Para las escuelas mis hijos tienen un nombre que los maldice: la letra inicial de su apellido paterno. Más de una vez Juan Carlos debió conformarse con un libro en fotocopias engargoladas porque los textos adicionales del colegio, bien cobrados y bien pagados, no alcanzaron. Un ¡disculpe!, fue lo que tuvimos. Nunca lo han corregido. Más de una vez he recordado que el orden alfabético no está consagrado en la Biblia o la Constitución, que podrían jugar con él, con un poquito de imaginación.
Que empiecen con la A, está bien, pero luego podrían irse a la Z, regresarse a la B, después a la Y… y así.

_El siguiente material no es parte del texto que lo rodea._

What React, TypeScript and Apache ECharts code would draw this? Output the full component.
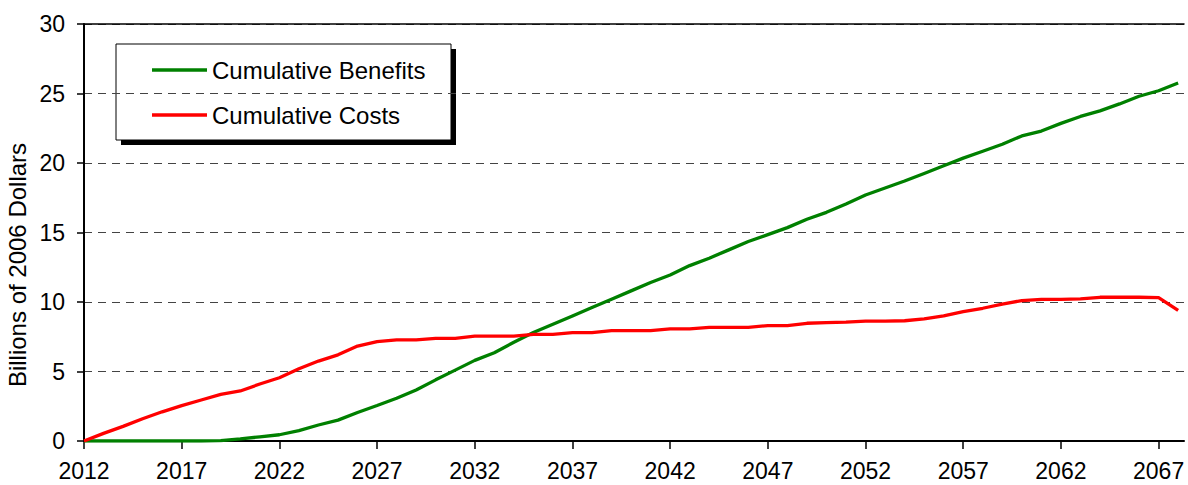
import React, { useEffect, useRef } from "react";
import * as echarts from "echarts";

const years: number[] = [
  2012, 2013, 2014, 2015, 2016, 2017, 2018, 2019, 2020, 2021,
  2022, 2023, 2024, 2025, 2026, 2027, 2028, 2029, 2030, 2031,
  2032, 2033, 2034, 2035, 2036, 2037, 2038, 2039, 2040, 2041,
  2042, 2043, 2044, 2045, 2046, 2047, 2048, 2049, 2050, 2051,
  2052, 2053, 2054, 2055, 2056, 2057, 2058, 2059, 2060, 2061,
  2062, 2063, 2064, 2065, 2066, 2067, 2068,
];

const benefits: number[] = [
  0, 0, 0, 0, 0, 0, 0, 0.03, 0.15, 0.3,
  0.45, 0.75, 1.15, 1.5, 2.05, 2.55, 3.07, 3.67, 4.4, 5.1,
  5.8, 6.35, 7.1, 7.8, 8.4, 9.0, 9.6, 10.2, 10.8, 11.4,
  11.94, 12.62, 13.15, 13.75, 14.35, 14.85, 15.35, 15.95, 16.45, 17.05,
  17.7, 18.2, 18.7, 19.25, 19.8, 20.35, 20.85, 21.35, 21.95, 22.3,
  22.85, 23.35, 23.75, 24.25, 24.8, 25.2, 25.75,
];

const costs: number[] = [
  0, 0.55, 1.05, 1.6, 2.1, 2.55, 2.95, 3.35, 3.6, 4.1,
  4.55, 5.2, 5.75, 6.2, 6.83, 7.15, 7.27, 7.27, 7.39, 7.39,
  7.55, 7.55, 7.55, 7.67, 7.67, 7.79, 7.79, 7.94, 7.94, 7.94,
  8.06, 8.06, 8.18, 8.18, 8.18, 8.3, 8.3, 8.47, 8.51, 8.55,
  8.63, 8.63, 8.65, 8.78, 9.0, 9.3, 9.55, 9.85, 10.1, 10.19,
  10.19, 10.22, 10.34, 10.34, 10.34, 10.32, 9.4,
];

const xTickYears: number[] = [2012, 2017, 2022, 2027, 2032, 2037, 2042, 2047, 2052, 2057, 2062, 2067];
const seriesNames: string[] = ["Cumulative Benefits", "Cumulative Costs"];
const seriesColors: string[] = ["#008000", "#FF0000"];
const yTitle = "Billions of 2006 Dollars";

const FONT = "'Liberation Sans', Arial, sans-serif";

export default function App() {
  const ref = useRef<HTMLDivElement>(null);
  useEffect(() => {
    if (!ref.current) return;
    const chart = echarts.init(ref.current, undefined, { renderer: "svg" });
    const pairs = (vals: number[]) => years.map((y, i) => [y, vals[i]]);
    const option: any = {
      animation: false,
      backgroundColor: "#fff",
      textStyle: { fontFamily: FONT },
      grid: { left: 84, right: 4, top: 24, bottom: 44, containLabel: false },
      xAxis: [
        {
          type: "value",
          min: 2012,
          max: 2068.3,
          position: "bottom",
          axisLine: { show: true, onZero: false, lineStyle: { color: "#000", width: 2 } },
          axisTick: { show: true, length: 8, customValues: xTickYears, lineStyle: { color: "#000", width: 1.5 } },
          axisLabel: {
            show: true,
            customValues: xTickYears,
            margin: 18,
            fontSize: 23,
            color: "#000",
            fontFamily: FONT,
            formatter: (v: number) => String(v),
          },
          splitLine: { show: false },
        },
        {
          type: "value",
          min: 2012,
          max: 2068.3,
          position: "top",
          axisLine: { show: true, onZero: false, lineStyle: { color: "#000", width: 1.5 } },
          axisTick: { show: false },
          axisLabel: { show: false },
          splitLine: { show: false },
        },
      ],
      yAxis: {
        type: "value",
        min: 0,
        max: 30,
        interval: 5,
        axisLine: { show: true, lineStyle: { color: "#000", width: 2 } },
        axisTick: { show: true, length: 7, lineStyle: { color: "#000", width: 1.5 } },
        axisLabel: { margin: 19, fontSize: 23, color: "#000", fontFamily: FONT },
        splitLine: { show: true, lineStyle: { color: "#444", width: 1, type: [8, 6] } },
      },
      series: [
        {
          name: seriesNames[0],
          type: "line",
          xAxisIndex: 0,
          data: pairs(benefits),
          showSymbol: false,
          symbol: "none",
          lineStyle: { color: seriesColors[0], width: 3.3 },
          itemStyle: { color: seriesColors[0] },
          z: 3,
        },
        {
          name: seriesNames[1],
          type: "line",
          xAxisIndex: 0,
          data: pairs(costs),
          showSymbol: false,
          symbol: "none",
          lineStyle: { color: seriesColors[1], width: 3.3 },
          itemStyle: { color: seriesColors[1] },
          z: 4,
        },
      ],
      graphic: [
        {
          type: "text",
          x: 17,
          y: 265,
          rotation: Math.PI / 2,
          style: {
            text: yTitle,
            fontSize: 24,
            fontFamily: FONT,
            fill: "#000",
            align: "center",
            verticalAlign: "middle",
          },
        },
        {
          type: "group",
          z: 100,
          children: [
            { type: "rect", shape: { x: 121, y: 49, width: 335, height: 96 }, style: { fill: "#000" } },
            { type: "rect", shape: { x: 116, y: 44, width: 335, height: 96 }, style: { fill: "#fff", stroke: "#000", lineWidth: 1 } },
            { type: "line", shape: { x1: 152, y1: 70, x2: 207, y2: 70 }, style: { stroke: seriesColors[0], lineWidth: 3.3 } },
            { type: "line", shape: { x1: 152, y1: 115, x2: 207, y2: 115 }, style: { stroke: seriesColors[1], lineWidth: 3.3 } },
            {
              type: "text",
              x: 212,
              y: 70,
              style: { text: seriesNames[0], fontSize: 24, fontFamily: FONT, fill: "#000", align: "left", verticalAlign: "middle" },
            },
            {
              type: "text",
              x: 212,
              y: 115,
              style: { text: seriesNames[1], fontSize: 24, fontFamily: FONT, fill: "#000", align: "left", verticalAlign: "middle" },
            },
          ],
        },
      ],
    };
    chart.setOption(option);
    return () => chart.dispose();
  }, []);
  return (
    <div
      ref={ref}
      style={{ position: "absolute", left: 0, top: 0, width: 1188, height: 485 }}
    />
  );
}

O empezar en el medio, hacia delante o atrás. ¿Hace falta ser muy inteligente? Parece que sí ¿O es irrelevante ese criterio de discriminación absolutamente arbitrario?
¿Quién ha dicho que tener como apellido Abasolo, Aguilar, Alcaraz, Álvarez, Avalos, etc. etc. te da el derecho a ser primero? ¿Quién definió que tener como apellido Zamora, Zavala, Zepeda o Yáñez merece ser el último de la fila? Pues una tradición que debe tirarse a la basura.
Una y otra vez he pedido que revisen ese criterio, que a veces sufrieron cotidianamente mis hijos, porque habiendo hecho la tarea a tiempo, sacrificando tardes o domingos, no pudieron presentarla porque los maestros no llegaron al final. ¿Es justo? A las escuelas parece que les da lo mismo.
Estoy cansado y mejor me ahorro comentarios incómodos. Ya tendré tiempo para desahogos en el largo año que comenzamos el lunes.